↓↓↓

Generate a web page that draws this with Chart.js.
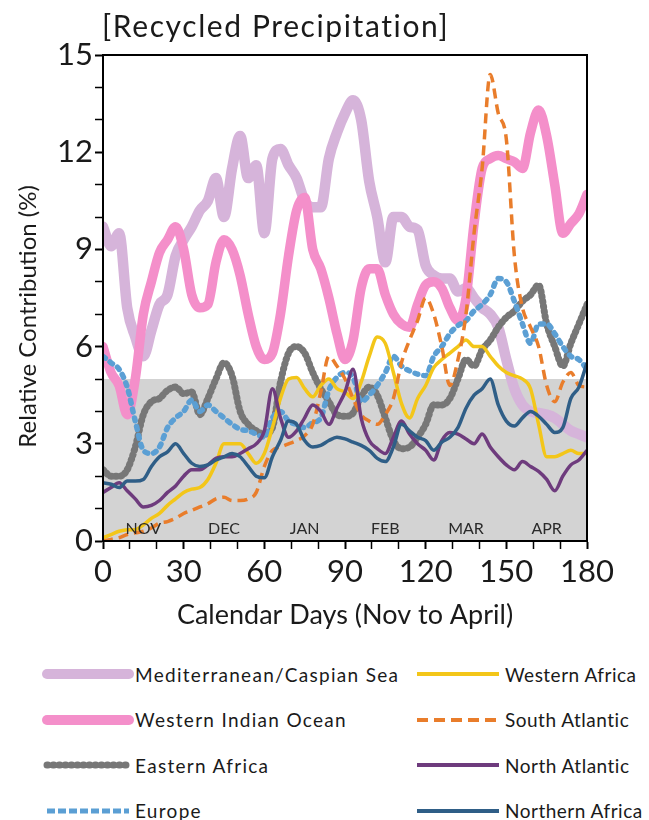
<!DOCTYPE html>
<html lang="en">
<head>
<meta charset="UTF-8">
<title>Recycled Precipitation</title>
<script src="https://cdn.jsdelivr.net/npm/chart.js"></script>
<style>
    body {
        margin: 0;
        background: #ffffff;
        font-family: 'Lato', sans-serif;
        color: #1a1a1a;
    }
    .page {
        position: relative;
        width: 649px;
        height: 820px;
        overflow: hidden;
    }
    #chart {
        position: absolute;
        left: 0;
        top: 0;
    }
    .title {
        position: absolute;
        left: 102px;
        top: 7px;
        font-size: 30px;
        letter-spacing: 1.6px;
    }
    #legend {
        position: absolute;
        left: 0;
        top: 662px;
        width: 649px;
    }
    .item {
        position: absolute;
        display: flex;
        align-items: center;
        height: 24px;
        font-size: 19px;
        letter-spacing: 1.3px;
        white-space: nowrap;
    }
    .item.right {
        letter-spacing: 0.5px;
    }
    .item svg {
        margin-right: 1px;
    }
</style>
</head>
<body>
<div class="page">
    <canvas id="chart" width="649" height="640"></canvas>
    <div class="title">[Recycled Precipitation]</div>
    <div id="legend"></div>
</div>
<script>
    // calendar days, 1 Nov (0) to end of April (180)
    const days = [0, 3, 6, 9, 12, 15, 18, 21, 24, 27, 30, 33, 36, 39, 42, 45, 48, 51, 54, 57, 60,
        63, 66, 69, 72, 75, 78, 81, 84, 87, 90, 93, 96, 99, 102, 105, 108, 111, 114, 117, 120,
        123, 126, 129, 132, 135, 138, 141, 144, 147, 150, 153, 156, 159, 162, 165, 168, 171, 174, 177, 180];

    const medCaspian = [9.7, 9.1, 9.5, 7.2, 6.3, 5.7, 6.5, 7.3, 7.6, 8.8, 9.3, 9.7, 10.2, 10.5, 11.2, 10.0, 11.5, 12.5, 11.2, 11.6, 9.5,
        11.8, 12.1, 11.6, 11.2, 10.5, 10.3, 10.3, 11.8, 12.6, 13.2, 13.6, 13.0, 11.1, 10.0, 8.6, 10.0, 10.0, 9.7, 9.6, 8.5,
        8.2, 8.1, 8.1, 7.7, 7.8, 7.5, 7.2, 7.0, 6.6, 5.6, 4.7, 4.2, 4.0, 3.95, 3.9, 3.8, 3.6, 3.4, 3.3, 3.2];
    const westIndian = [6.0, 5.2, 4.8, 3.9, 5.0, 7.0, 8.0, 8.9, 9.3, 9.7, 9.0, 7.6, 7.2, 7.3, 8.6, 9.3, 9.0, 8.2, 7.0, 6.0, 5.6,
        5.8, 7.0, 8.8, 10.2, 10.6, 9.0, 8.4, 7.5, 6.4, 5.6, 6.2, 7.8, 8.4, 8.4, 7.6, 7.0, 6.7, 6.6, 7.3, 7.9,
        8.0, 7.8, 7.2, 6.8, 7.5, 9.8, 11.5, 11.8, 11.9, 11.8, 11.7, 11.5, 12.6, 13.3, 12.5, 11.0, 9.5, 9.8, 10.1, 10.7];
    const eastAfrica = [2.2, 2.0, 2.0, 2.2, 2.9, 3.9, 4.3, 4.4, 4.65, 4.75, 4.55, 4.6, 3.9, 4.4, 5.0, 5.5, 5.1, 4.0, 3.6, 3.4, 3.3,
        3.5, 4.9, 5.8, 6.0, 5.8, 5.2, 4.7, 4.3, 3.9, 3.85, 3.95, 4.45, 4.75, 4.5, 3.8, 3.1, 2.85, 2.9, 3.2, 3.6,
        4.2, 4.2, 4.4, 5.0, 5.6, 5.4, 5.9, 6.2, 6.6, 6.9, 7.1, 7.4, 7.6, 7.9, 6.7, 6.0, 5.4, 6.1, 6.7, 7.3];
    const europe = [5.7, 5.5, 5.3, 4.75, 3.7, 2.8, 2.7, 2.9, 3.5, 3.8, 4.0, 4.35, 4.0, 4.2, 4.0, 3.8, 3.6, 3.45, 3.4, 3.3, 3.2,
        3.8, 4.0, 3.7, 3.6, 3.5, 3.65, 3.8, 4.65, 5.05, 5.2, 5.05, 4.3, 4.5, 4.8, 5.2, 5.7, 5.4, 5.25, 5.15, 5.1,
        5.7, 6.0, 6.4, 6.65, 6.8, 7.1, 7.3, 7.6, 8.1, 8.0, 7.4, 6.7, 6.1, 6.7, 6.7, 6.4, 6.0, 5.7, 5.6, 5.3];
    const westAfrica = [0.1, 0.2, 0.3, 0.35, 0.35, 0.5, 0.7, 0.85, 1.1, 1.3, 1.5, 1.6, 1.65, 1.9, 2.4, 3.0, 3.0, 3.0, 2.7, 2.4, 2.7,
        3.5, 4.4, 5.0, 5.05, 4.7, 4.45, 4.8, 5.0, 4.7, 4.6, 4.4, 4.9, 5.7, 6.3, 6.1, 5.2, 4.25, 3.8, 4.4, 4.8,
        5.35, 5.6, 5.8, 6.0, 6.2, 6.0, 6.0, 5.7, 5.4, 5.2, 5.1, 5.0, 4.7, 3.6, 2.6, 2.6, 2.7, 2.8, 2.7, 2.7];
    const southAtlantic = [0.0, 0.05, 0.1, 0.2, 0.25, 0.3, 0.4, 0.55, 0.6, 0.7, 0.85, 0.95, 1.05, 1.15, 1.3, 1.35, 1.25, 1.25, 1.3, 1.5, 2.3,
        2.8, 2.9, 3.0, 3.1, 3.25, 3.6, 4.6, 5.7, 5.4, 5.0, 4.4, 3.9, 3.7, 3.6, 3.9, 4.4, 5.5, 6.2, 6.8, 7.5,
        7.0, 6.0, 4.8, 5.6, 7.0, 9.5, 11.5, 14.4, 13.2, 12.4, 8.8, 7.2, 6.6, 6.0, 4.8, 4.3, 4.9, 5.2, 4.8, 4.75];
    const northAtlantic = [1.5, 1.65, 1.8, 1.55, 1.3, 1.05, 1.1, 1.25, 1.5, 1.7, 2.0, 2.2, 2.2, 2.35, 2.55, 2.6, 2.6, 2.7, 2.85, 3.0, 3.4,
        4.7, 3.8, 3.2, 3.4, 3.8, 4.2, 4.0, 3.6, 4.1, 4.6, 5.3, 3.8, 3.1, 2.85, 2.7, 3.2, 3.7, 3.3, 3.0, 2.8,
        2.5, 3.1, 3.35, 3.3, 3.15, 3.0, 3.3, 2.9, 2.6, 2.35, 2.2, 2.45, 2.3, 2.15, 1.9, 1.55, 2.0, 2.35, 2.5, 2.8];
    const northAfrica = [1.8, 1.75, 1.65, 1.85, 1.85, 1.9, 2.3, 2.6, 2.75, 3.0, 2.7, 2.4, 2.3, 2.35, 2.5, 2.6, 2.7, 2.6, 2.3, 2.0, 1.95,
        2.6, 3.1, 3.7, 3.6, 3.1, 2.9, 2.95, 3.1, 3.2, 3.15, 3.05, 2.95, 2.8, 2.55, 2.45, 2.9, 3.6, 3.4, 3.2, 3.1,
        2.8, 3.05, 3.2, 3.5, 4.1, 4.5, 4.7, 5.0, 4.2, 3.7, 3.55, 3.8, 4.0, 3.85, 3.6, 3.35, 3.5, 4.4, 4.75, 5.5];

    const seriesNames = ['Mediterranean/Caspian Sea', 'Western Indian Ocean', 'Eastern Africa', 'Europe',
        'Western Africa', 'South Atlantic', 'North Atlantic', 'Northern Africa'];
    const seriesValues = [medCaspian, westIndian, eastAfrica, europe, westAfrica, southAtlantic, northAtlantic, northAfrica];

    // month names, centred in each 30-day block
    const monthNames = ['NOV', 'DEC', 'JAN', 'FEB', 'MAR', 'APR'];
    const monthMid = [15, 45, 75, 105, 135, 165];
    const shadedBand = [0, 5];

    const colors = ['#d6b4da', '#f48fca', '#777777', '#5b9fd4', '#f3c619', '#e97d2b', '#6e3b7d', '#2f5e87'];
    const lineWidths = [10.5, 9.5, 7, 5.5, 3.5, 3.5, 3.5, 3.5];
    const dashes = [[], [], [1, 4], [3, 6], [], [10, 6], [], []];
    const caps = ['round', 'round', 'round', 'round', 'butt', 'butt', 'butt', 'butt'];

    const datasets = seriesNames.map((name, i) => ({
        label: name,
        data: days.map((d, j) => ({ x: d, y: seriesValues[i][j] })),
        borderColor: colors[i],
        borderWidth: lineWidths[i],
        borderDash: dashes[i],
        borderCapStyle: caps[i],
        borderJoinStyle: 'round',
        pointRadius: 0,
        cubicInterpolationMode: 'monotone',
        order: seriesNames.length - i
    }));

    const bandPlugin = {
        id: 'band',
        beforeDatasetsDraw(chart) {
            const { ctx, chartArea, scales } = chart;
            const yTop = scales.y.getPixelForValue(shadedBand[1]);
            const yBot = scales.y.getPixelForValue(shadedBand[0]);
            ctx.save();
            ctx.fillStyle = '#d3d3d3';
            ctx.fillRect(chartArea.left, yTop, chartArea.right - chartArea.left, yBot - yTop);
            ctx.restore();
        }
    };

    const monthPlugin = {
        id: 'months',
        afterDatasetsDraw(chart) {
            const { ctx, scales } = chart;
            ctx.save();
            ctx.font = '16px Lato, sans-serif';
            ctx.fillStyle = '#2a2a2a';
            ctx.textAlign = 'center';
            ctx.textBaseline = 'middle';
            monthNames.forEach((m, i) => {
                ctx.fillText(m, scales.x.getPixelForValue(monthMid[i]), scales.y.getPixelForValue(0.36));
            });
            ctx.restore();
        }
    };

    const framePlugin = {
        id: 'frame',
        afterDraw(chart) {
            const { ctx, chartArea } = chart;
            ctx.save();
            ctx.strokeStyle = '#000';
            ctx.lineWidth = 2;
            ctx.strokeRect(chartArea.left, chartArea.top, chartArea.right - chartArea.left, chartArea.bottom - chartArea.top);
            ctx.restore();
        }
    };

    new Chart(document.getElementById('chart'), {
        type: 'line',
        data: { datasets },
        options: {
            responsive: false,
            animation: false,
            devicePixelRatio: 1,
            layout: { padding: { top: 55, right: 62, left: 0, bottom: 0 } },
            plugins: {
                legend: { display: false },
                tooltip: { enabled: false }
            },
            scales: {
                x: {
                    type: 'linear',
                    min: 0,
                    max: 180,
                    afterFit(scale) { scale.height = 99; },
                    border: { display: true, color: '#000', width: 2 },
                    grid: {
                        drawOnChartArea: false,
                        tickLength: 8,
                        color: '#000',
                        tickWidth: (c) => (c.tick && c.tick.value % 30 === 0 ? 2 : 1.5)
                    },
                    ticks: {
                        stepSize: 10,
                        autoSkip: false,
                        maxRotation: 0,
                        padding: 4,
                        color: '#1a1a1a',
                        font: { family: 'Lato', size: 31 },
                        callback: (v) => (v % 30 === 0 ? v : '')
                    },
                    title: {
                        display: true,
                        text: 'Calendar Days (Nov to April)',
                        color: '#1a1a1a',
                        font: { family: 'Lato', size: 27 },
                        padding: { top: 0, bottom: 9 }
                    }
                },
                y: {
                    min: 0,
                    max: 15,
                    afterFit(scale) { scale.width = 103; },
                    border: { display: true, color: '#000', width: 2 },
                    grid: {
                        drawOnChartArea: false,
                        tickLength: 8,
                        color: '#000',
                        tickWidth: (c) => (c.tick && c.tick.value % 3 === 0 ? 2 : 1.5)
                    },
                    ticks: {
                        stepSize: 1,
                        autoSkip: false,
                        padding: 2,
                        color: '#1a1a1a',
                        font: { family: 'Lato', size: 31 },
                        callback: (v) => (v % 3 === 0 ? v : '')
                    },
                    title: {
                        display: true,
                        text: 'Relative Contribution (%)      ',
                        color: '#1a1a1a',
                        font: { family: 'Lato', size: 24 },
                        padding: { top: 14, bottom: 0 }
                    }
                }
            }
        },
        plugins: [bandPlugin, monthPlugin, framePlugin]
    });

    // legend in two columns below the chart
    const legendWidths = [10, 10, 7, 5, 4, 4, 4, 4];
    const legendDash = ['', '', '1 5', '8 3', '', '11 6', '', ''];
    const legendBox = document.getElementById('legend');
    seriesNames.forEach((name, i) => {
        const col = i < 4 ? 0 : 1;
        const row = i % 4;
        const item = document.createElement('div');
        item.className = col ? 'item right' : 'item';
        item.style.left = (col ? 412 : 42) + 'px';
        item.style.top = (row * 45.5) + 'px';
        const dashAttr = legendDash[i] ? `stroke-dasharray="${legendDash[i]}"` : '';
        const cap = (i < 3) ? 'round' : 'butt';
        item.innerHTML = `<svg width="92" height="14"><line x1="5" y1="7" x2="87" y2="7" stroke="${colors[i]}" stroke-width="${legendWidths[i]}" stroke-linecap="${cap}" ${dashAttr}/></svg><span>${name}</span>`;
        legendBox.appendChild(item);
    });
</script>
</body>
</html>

↑↑↑

▸ EXERCISE AIM: What is the number of lines in this listing that contain the word "page"? Answer with that number and nothing else.

▸ FULL OUTPUT: 3